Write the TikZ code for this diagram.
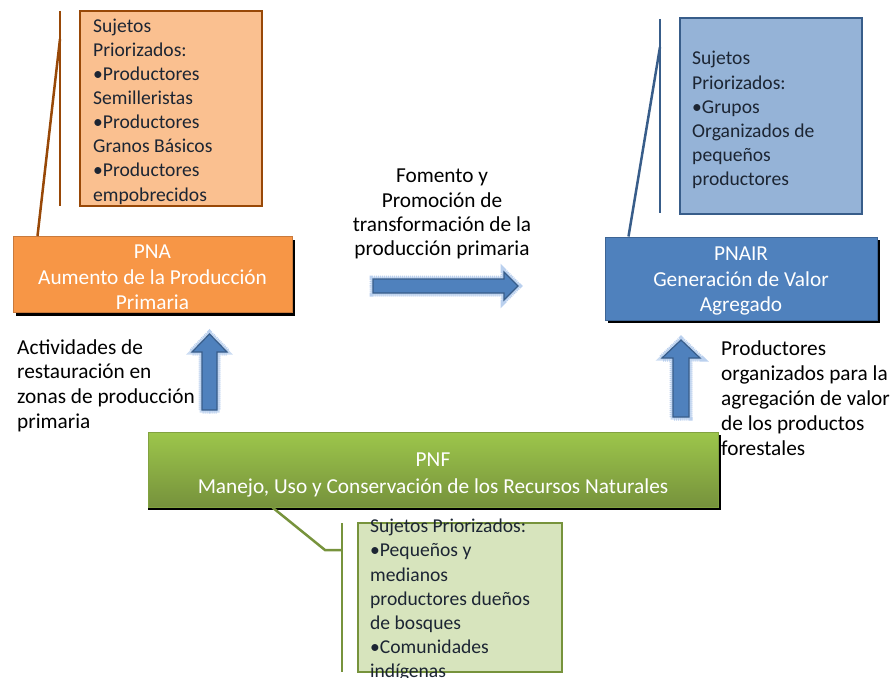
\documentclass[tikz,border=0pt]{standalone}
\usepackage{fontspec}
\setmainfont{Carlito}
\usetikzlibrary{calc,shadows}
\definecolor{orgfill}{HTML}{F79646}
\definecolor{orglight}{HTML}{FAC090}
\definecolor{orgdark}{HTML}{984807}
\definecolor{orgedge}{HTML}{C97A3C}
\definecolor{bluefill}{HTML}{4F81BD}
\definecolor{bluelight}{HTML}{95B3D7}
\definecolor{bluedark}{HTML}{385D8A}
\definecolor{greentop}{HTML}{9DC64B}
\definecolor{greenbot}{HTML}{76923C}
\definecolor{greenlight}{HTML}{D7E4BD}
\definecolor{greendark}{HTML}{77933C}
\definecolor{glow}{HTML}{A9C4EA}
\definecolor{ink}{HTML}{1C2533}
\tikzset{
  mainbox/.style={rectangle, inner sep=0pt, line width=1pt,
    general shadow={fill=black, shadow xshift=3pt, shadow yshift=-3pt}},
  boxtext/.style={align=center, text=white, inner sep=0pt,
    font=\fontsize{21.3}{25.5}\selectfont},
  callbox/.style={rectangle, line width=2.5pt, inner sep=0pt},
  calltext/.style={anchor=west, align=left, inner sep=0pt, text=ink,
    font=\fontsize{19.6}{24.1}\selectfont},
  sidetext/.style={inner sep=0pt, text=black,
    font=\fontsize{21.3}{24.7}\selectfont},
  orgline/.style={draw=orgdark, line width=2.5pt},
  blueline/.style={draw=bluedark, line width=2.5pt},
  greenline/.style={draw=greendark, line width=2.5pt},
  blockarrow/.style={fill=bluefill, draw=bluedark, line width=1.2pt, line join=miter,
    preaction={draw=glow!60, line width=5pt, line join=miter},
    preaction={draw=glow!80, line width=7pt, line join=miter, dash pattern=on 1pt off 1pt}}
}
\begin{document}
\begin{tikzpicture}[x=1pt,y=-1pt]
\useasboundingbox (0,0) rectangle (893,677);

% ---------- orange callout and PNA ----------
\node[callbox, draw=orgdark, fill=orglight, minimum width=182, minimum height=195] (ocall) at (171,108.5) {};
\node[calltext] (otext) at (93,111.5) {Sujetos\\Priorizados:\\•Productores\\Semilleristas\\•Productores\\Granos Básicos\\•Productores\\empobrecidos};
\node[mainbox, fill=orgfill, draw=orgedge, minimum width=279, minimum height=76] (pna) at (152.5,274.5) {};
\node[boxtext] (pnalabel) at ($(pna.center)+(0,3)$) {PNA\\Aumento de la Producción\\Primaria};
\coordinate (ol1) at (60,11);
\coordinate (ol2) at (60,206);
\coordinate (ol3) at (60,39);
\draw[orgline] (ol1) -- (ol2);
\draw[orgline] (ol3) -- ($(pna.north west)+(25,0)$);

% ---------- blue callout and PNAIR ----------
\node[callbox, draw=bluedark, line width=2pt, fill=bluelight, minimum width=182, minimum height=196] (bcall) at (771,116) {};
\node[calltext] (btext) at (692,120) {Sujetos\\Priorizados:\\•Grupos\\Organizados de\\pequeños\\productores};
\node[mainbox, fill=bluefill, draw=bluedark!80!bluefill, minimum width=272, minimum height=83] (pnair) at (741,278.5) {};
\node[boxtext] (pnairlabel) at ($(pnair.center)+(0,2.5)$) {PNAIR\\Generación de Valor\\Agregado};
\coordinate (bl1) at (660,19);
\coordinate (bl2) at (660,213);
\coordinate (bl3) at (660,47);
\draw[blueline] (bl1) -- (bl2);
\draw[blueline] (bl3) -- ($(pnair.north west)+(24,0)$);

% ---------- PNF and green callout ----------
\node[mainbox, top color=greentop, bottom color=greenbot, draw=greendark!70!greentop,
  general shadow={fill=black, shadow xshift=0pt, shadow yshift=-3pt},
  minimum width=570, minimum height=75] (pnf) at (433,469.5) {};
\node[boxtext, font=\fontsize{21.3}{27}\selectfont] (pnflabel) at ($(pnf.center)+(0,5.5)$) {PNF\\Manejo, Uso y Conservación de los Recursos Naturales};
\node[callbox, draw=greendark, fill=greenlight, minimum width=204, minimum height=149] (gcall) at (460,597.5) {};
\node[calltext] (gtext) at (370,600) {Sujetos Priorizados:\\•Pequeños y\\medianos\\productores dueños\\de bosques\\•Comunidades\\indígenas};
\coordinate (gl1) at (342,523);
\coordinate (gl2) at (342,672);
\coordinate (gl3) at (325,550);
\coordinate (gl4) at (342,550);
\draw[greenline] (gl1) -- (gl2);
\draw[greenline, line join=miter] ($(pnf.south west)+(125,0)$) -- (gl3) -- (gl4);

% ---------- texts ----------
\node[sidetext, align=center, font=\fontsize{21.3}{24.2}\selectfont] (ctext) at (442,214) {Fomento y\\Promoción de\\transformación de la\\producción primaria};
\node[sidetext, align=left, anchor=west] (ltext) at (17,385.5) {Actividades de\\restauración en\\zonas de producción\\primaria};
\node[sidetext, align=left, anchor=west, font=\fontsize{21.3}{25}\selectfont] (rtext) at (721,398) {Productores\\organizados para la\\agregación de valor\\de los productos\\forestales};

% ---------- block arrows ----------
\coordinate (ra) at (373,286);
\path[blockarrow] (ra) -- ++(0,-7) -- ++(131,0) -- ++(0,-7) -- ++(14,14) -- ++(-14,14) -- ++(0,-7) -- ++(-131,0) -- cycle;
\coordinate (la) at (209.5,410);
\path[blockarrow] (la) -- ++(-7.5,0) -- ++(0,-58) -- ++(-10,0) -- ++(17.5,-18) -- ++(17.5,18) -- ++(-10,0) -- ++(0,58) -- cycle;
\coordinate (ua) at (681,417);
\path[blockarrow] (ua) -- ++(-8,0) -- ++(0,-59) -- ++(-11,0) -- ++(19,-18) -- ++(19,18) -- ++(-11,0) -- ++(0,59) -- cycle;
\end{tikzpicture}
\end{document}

- - - - - - -

** TASK GOAL **
Quote the full listing above word for word; exclude every picture from the copy.

** REPLY **
Write the TikZ code for this diagram.
\documentclass[tikz,border=0pt]{standalone}
\usepackage{fontspec}
\setmainfont{Carlito}
\usetikzlibrary{calc,shadows}
\definecolor{orgfill}{HTML}{F79646}
\definecolor{orglight}{HTML}{FAC090}
\definecolor{orgdark}{HTML}{984807}
\definecolor{orgedge}{HTML}{C97A3C}
\definecolor{bluefill}{HTML}{4F81BD}
\definecolor{bluelight}{HTML}{95B3D7}
\definecolor{bluedark}{HTML}{385D8A}
\definecolor{greentop}{HTML}{9DC64B}
\definecolor{greenbot}{HTML}{76923C}
\definecolor{greenlight}{HTML}{D7E4BD}
\definecolor{greendark}{HTML}{77933C}
\definecolor{glow}{HTML}{A9C4EA}
\definecolor{ink}{HTML}{1C2533}
\tikzset{
  mainbox/.style={rectangle, inner sep=0pt, line width=1pt,
    general shadow={fill=black, shadow xshift=3pt, shadow yshift=-3pt}},
  boxtext/.style={align=center, text=white, inner sep=0pt,
    font=\fontsize{21.3}{25.5}\selectfont},
  callbox/.style={rectangle, line width=2.5pt, inner sep=0pt},
  calltext/.style={anchor=west, align=left, inner sep=0pt, text=ink,
    font=\fontsize{19.6}{24.1}\selectfont},
  sidetext/.style={inner sep=0pt, text=black,
    font=\fontsize{21.3}{24.7}\selectfont},
  orgline/.style={draw=orgdark, line width=2.5pt},
  blueline/.style={draw=bluedark, line width=2.5pt},
  greenline/.style={draw=greendark, line width=2.5pt},
  blockarrow/.style={fill=bluefill, draw=bluedark, line width=1.2pt, line join=miter,
    preaction={draw=glow!60, line width=5pt, line join=miter},
    preaction={draw=glow!80, line width=7pt, line join=miter, dash pattern=on 1pt off 1pt}}
}
\begin{document}
\begin{tikzpicture}[x=1pt,y=-1pt]
\useasboundingbox (0,0) rectangle (893,677);

% ---------- orange callout and PNA ----------
\node[callbox, draw=orgdark, fill=orglight, minimum width=182, minimum height=195] (ocall) at (171,108.5) {};
\node[calltext] (otext) at (93,111.5) {Sujetos\\Priorizados:\\•Productores\\Semilleristas\\•Productores\\Granos Básicos\\•Productores\\empobrecidos};
\node[mainbox, fill=orgfill, draw=orgedge, minimum width=279, minimum height=76] (pna) at (152.5,274.5) {};
\node[boxtext] (pnalabel) at ($(pna.center)+(0,3)$) {PNA\\Aumento de la Producción\\Primaria};
\coordinate (ol1) at (60,11);
\coordinate (ol2) at (60,206);
\coordinate (ol3) at (60,39);
\draw[orgline] (ol1) -- (ol2);
\draw[orgline] (ol3) -- ($(pna.north west)+(25,0)$);

% ---------- blue callout and PNAIR ----------
\node[callbox, draw=bluedark, line width=2pt, fill=bluelight, minimum width=182, minimum height=196] (bcall) at (771,116) {};
\node[calltext] (btext) at (692,120) {Sujetos\\Priorizados:\\•Grupos\\Organizados de\\pequeños\\productores};
\node[mainbox, fill=bluefill, draw=bluedark!80!bluefill, minimum width=272, minimum height=83] (pnair) at (741,278.5) {};
\node[boxtext] (pnairlabel) at ($(pnair.center)+(0,2.5)$) {PNAIR\\Generación de Valor\\Agregado};
\coordinate (bl1) at (660,19);
\coordinate (bl2) at (660,213);
\coordinate (bl3) at (660,47);
\draw[blueline] (bl1) -- (bl2);
\draw[blueline] (bl3) -- ($(pnair.north west)+(24,0)$);

% ---------- PNF and green callout ----------
\node[mainbox, top color=greentop, bottom color=greenbot, draw=greendark!70!greentop,
  general shadow={fill=black, shadow xshift=0pt, shadow yshift=-3pt},
  minimum width=570, minimum height=75] (pnf) at (433,469.5) {};
\node[boxtext, font=\fontsize{21.3}{27}\selectfont] (pnflabel) at ($(pnf.center)+(0,5.5)$) {PNF\\Manejo, Uso y Conservación de los Recursos Naturales};
\node[callbox, draw=greendark, fill=greenlight, minimum width=204, minimum height=149] (gcall) at (460,597.5) {};
\node[calltext] (gtext) at (370,600) {Sujetos Priorizados:\\•Pequeños y\\medianos\\productores dueños\\de bosques\\•Comunidades\\indígenas};
\coordinate (gl1) at (342,523);
\coordinate (gl2) at (342,672);
\coordinate (gl3) at (325,550);
\coordinate (gl4) at (342,550);
\draw[greenline] (gl1) -- (gl2);
\draw[greenline, line join=miter] ($(pnf.south west)+(125,0)$) -- (gl3) -- (gl4);

% ---------- texts ----------
\node[sidetext, align=center, font=\fontsize{21.3}{24.2}\selectfont] (ctext) at (442,214) {Fomento y\\Promoción de\\transformación de la\\producción primaria};
\node[sidetext, align=left, anchor=west] (ltext) at (17,385.5) {Actividades de\\restauración en\\zonas de producción\\primaria};
\node[sidetext, align=left, anchor=west, font=\fontsize{21.3}{25}\selectfont] (rtext) at (721,398) {Productores\\organizados para la\\agregación de valor\\de los productos\\forestales};

% ---------- block arrows ----------
\coordinate (ra) at (373,286);
\path[blockarrow] (ra) -- ++(0,-7) -- ++(131,0) -- ++(0,-7) -- ++(14,14) -- ++(-14,14) -- ++(0,-7) -- ++(-131,0) -- cycle;
\coordinate (la) at (209.5,410);
\path[blockarrow] (la) -- ++(-7.5,0) -- ++(0,-58) -- ++(-10,0) -- ++(17.5,-18) -- ++(17.5,18) -- ++(-10,0) -- ++(0,58) -- cycle;
\coordinate (ua) at (681,417);
\path[blockarrow] (ua) -- ++(-8,0) -- ++(0,-59) -- ++(-11,0) -- ++(19,-18) -- ++(19,18) -- ++(-11,0) -- ++(0,59) -- cycle;
\end{tikzpicture}
\end{document}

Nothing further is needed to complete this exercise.